Marginal customers and growth
The Rogers diffusion of innovations paradigm — along with common sense — says that less enthusiastic customers adopt a technology later. But this can be applied more broadly to any type of customers: cell phone calls at $1/minute are for pretty serious stuff (or seriously rich phone owners) but at $0.00 a minute, you call home to ask whether to buy braeburn apples or fuji apples.
Despite the Rogers paradigm that emphasizes marginal customers (e.g. “late majority”) for finishing the adoption of a new technology, I'd never made the connection between such customers and growing a mature markets. Until today, when I was reading the WSJ at lunch.
Reporter Paulo Prada explained why Southwest and other discount airlines won’t be trying to expand share during this time of high fuel prices:
Until recently, the game for discounters was about increasing the size of the flying public, much of it by luring first-time and infrequent air travelers with cut-rate fares. Earlier this decade, when a barrel of oil cost more than $100 less than it does today, that strategy made sense and made money. Now, "expanding the overall demand doesn't solve anything," says David Cush, chief executive of Virgin America, which earlier this week said it would scale back its planned capacity by the end of the year by about 10%. "You have to contract supply, because that sheds the lowest-paying, marginal traffic. It's all about keeping the higher-paying traffic."In one paragraph, that pretty much says it all.

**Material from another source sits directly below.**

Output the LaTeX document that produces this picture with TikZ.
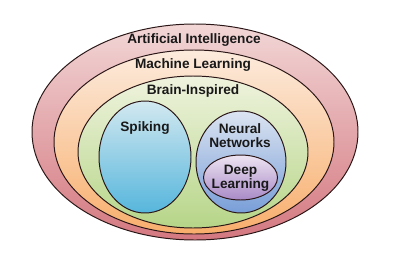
\documentclass[tikz,border=0pt]{standalone}
\usepackage{fontspec}
\setmainfont{Liberation Sans}
\definecolor{aiTop}{HTML}{F2D6D6}
\definecolor{aiBot}{HTML}{D47880}
\definecolor{mlTop}{HTML}{FCEBDD}
\definecolor{mlBot}{HTML}{F8AE6C}
\definecolor{biTop}{HTML}{EFF3DE}
\definecolor{biBot}{HTML}{B6D588}
\definecolor{spTop}{HTML}{D2E8F0}
\definecolor{spBot}{HTML}{56B6DC}
\definecolor{nnTop}{HTML}{DCE4F1}
\definecolor{nnBot}{HTML}{789ED8}
\definecolor{dlTop}{HTML}{EEE4F2}
\definecolor{dlBot}{HTML}{A88AC6}
\definecolor{rim}{HTML}{2A1616}
\tikzset{
  set/.style={draw=rim, line width=0.7pt},
  lbl/.style={font=\fontsize{9.7}{11.5}\selectfont\bfseries, text=black!90, align=center, inner sep=0pt}
}

\begin{document}
\begin{tikzpicture}[x=0.025cm,y=-0.025cm]
\useasboundingbox (0,0) rectangle (400,257);
% outer sets:
\draw[set, top color=aiTop, bottom color=aiBot] (195,132) ellipse [x radius=163, y radius=108];
\draw[set, top color=mlTop, bottom color=mlBot] (194,142) ellipse [x radius=140, y radius=92];
\draw[set, top color=biTop, bottom color=biBot] (193,152) ellipse [x radius=115, y radius=76];
% inner sets:
\draw[set, top color=spTop, bottom color=spBot] (145,157) ellipse [x radius=46, y radius=56];
\draw[set, top color=nnTop, bottom color=nnBot] (241,162) ellipse [x radius=45, y radius=51];
\draw[set, top color=dlTop, bottom color=dlBot] (240.5,177.5) ellipse [x radius=37, y radius=22.5];
% labels:
\node[lbl] (ai) at (194,40) {Artificial Intelligence};
\node[lbl] (ml) at (193,65) {Machine Learning};
\node[lbl] (bi) at (193,91) {Brain-Inspired};
\node[lbl] (sp) at (145,128) {Spiking};
\node[lbl] (nn) at (240,135.5) {Neural\\[-1.5pt]Networks};
\node[lbl] (dl) at (240.5,178) {Deep\\[-1.5pt]Learning};
\end{tikzpicture}
\end{document}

Of course, despite Hal Varian’s advice about price discrimination, very few industries sell an identical product at such varying prices as the airlines. So the temptation to sell one last seat (no matter how cheap) is highest during the growth phase of the airline industry — much higher than, for example, the push to sell one more car.
Traditionally the airlines had three major costs — labor, capital equipment and fuel. Selling an additional seat did not raise the first two costs, only the third. It will be interesting to see if marginal pricing falls out of favor if fuel prices remain high.